Cullinan toasts post-colonial Singapore win
Edward Cullinan and Partners aims to recreate a little of the atmosphere and the internal courtyard model of the famous nineteenth-century Raffles Hotel in its £400 million, 288,000m 2masterplan for a new campus for the Singapore Management University.
Project architect Roddy Langmuir told the AJ that the scheme will draw on the hotel's use of open cloisters and planting and echo some of Singapore's early colonial buildings, letting light in but addressing humid local conditions by allowing air to move around the buildings.
The project, won in competition against 400 initial applications and a shortlist of six - including Australian firm Cox Architects, US outfit Perkins and Will and Singapore practice DP Architects, is an attempt to 'stitch' a new campus into the city on a site historically associated with education.
The site connects a hotel and cultural district with the main shopping area around Orchard Road and the financial district. It also neatly fits between key buildings such as the Singapore Art Museum, Cathedral, and National Museum, and comprises six main new buildings forming a loose L-shape. At the apex of the 'L', said Langmuir, will be a new station hub for a metro line being built to serve the art museum and university buildings. Further complications will come from the fact that existing lines pass under the site, as will a new road tunnel to cut the area's traffic.
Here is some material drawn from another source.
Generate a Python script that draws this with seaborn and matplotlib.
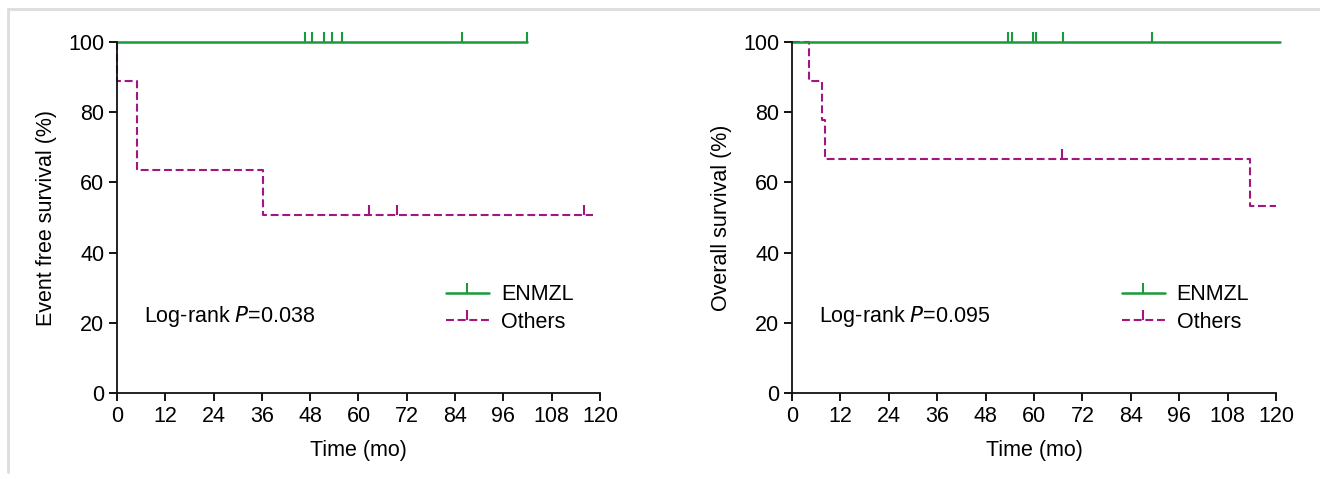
import matplotlib
matplotlib.use('Agg')
import matplotlib.pyplot as plt
from matplotlib.lines import Line2D
import seaborn as sns

# Event free survival (left panel)
efs_enmzl_time = [0, 102]
efs_enmzl_surv = [100, 100]
efs_enmzl_censor = [46.7, 48.4, 51.4, 53.4, 55.9, 85.7, 102]

efs_others_time = [0, 0, 4.9, 36.4, 118.2]
efs_others_surv = [100, 88.9, 63.5, 50.8, 50.8]
efs_others_censor = [62.5, 69.5, 116]
efs_others_censor_surv = [50.8, 50.8, 50.8]

# Overall survival (right panel)
os_enmzl_time = [0, 121]
os_enmzl_surv = [100, 100]
os_enmzl_censor = [53.6, 54.6, 59.8, 60.5, 67.1, 89.2]

os_others_time = [0, 4.3, 7.45, 8.3, 113.6, 120]
os_others_surv = [100, 88.9, 77.8, 66.7, 53.3, 53.3]
os_others_censor = [67.0]
os_others_censor_surv = [66.7]

x_ticks = list(range(0, 121, 12))
y_ticks = [0, 20, 40, 60, 80, 100]
group_labels = ['ENMZL', 'Others']
panel_ylabels = ['Event free survival (%)', 'Overall survival (%)']
panel_pvalues = ['0.038', '0.095']

green = '#1a9a3a'
magenta = '#a3157f'
dash = (0, (3.8, 1.8))

sns.set_style('ticks')
plt.rcParams['font.family'] = ['Liberation Sans', 'DejaVu Sans']
plt.rcParams['font.size'] = 15.5
for key in ['text.color', 'axes.labelcolor', 'xtick.color', 'ytick.color']:
    plt.rcParams[key] = 'black'

fig = plt.figure(figsize=(13.2, 4.79), dpi=100)
ax1 = fig.add_axes([0.0886, 0.1795, 0.3659, 0.7328])
ax2 = fig.add_axes([0.6, 0.1795, 0.3667, 0.7328])

panels = [
    (ax1, efs_enmzl_time, efs_enmzl_surv, efs_enmzl_censor,
     efs_others_time, efs_others_surv, efs_others_censor, efs_others_censor_surv),
    (ax2, os_enmzl_time, os_enmzl_surv, os_enmzl_censor,
     os_others_time, os_others_surv, os_others_censor, os_others_censor_surv),
]

for i, (ax, et, es, ec, ot, osv, oc, ocs) in enumerate(panels):
    sns.lineplot(x=ot, y=osv, estimator=None, sort=False, drawstyle='steps-post',
                 color=magenta, linestyle=dash, linewidth=1.5, clip_on=False, ax=ax)
    sns.lineplot(x=et, y=es, estimator=None, sort=False, drawstyle='steps-post',
                 color=green, linewidth=1.8, clip_on=False, ax=ax)
    # censored observations as upward tick marks
    ax.plot(ec, [100] * len(ec), ls='none', marker=2, ms=7, mew=1.5,
            color=green, clip_on=False)
    ax.plot(oc, ocs, ls='none', marker=2, ms=7, mew=1.5,
            color=magenta, clip_on=False)

    ax.set_xlim(0, 120)
    ax.set_ylim(0, 100)
    ax.set_xticks(x_ticks)
    ax.set_yticks(y_ticks)
    ax.tick_params(direction='out', length=6, width=1.3, pad=3, labelsize=15.5)
    for side in ['left', 'bottom']:
        ax.spines[side].set_linewidth(1.3)
        ax.spines[side].set_color('#111111')
    sns.despine(ax=ax)
    ax.set_xlabel('Time (mo)', fontsize=15.5, labelpad=10)
    ax.set_ylabel(panel_ylabels[i], fontsize=15.5, labelpad=8)

    ax.text(0.056, 0.217, 'Log-rank $\\mathit{P}$=' + panel_pvalues[i],
            transform=ax.transAxes, fontsize=15.5, va='center', ha='left')

    handles = [
        Line2D([], [], color=green, lw=1.8, marker=2, ms=7, mew=1.5),
        Line2D([], [], color=magenta, lw=1.5, ls=dash, marker=2, ms=7, mew=1.5),
    ]
    ax.legend(handles, group_labels, loc='upper left', bbox_to_anchor=(0.681, 0.31),
              frameon=False, fontsize=15.5, numpoints=1, handlelength=2.0,
              handletextpad=0.55, labelspacing=0.3, borderpad=0, borderaxespad=0)

# light grey frame at top and left of the figure
fig.add_artist(Line2D([0.006, 1.0], [0.981, 0.981], color='#dddddd', lw=2,
                      transform=fig.transFigure))
fig.add_artist(Line2D([0.006, 0.006], [0.015, 0.981], color='#dddddd', lw=2,
                      transform=fig.transFigure))

fig.savefig('out.png', dpi=100)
The environmental strategy is to create 'thermal comfort conditions' through natural means as far as possible to reduce the air conditioning load and to put the building 'back in touch with the climate' in contrast with the prevalence of US-style buildings in the rest of the city. 'Breezeways'will enable air movement to counter humidity in transitional spaces - materials to be used may include terracotta and glass.
Consultants include WSP Environmental, Atelier One, and Grant Associates on landscaping, along with local architect KNTA Architects.